Nick Phillips, of Swansea, who is among the cast members starring in a provocative new play about disability. (PA)

A dancer left paralysed by an accident at a house party has spoken of his joy after returning to the stage for his first major role.

Nick Phillips, 38, broke his back in a fall from the third floor while at a party more than 14 years ago.

He had all but given up hope of performing again following the physical and emotional pain he suffered.

But Mr Phillips, of Hafod, Swansea, has spoken of his joy after landing a part in a provocative new play.

In Water I'm Weightless has been billed as the first major production to feature an all-disabled cast and its creator says she hopes its provocative stories will challenge perceptions of what it means to have a disability.

For Mr Phillips it has been a joyous experience.

He said: "For so long after my accident I couldn't even bear to go and watch a play or performance.

"Just watching theatre or dance triggered too much unhappiness.

"Being a dancer who was paralysed, it felt like being a painter without any paintbrushes.

"But this performance has been a great catharsis for me and the way it makes the audience rethink their perceptions of disabled people really has hit home to me."

Penned by award-winning writer Kaite O'Reilly, In Water I'm Weightless features a series of monologues from disabled characters about their complicated relationships.

It was commissioned for the London 2012 Cultural Olympiad Unlimited, which celebrates the diversity of life in Britain.

O'Reilly, who has a visual impairment as well as degenerative spinal condition, said the main catalysts of the show was challenging what non-disabled people think about what having a disability means.

She said: "There are a lot of negative stereotypes which are still propagated and the UK Government have not helped matters with the cuts they have made to benefits and employment services.

"It basically increases the myth that disabled people are either too costly to employ or just spongers.

"We're moving from a model of independence back to one of charity - which encourages patronising views that disabled people cannot do things for themselves.

"But one in four people in the UK will become disabled at some point in their life."

O'Reilly - who comes from Dublin but now lives in Cardigan Bay - west Wales, also said her decision to have an all-disabled cast was a "no-brainer".

"It amazes me that non-disabled actors play people with disabilities," she stressed. "To me, doing that is like having a white person black themselves up to play Othello."

Former Penlan Comprehensive pupil Mr Phillips said his new role came as he was beginning to rediscover his identity following his sudden accident in 1997.

He said: "My life was dancing.

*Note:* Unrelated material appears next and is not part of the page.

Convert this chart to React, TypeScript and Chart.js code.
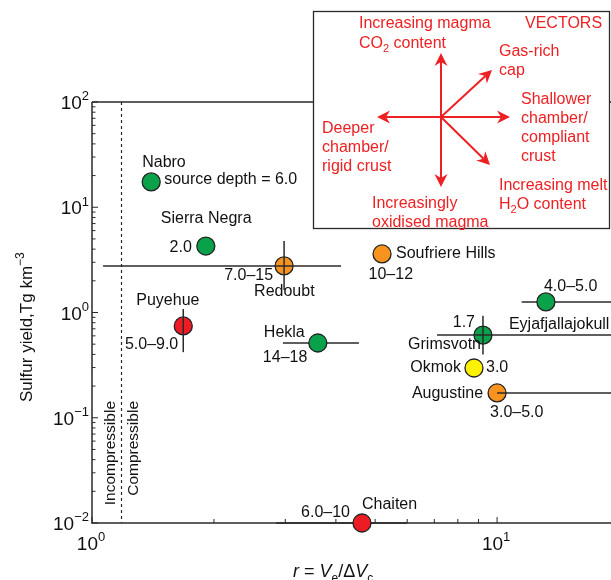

It had always been my dream.

"I let the other things at school kind of slip by as I was convinced I was going to be a dancer.

"It took years and years just to get over the shock of the accident, not just what it meant for me as a dancer but what it meant for me.

"For the past 14 or 15 years I have shied away from performing. The image of myself in a wheelchair didn't feel beautiful or elegant.

"But about a year ago I went to see a rehearsal by a dance company I used to be with called Dynion."

Despite going along as part of the audience, he later found himself in thick of the action.

From there, he landed a bit-part in a Michael Sheen's out-door play The Passion in Port Talbot - which prompted National Theatre of Wales bosses to get in touch for a role in O'Reilly's new work.

Mr Phillips, who trained at the London-based contemporary dance school Laban, added: "I have come to realise that when I'm performing, I'm still me.

"It hasn't changed the way I feel on the stage, I just happen to have a wheelchair."

In Water I'm Weightless runs at the Wales Millennium Centre, Cardiff, until 4 August and at London's Southbank Centre from 31 August to 1 September.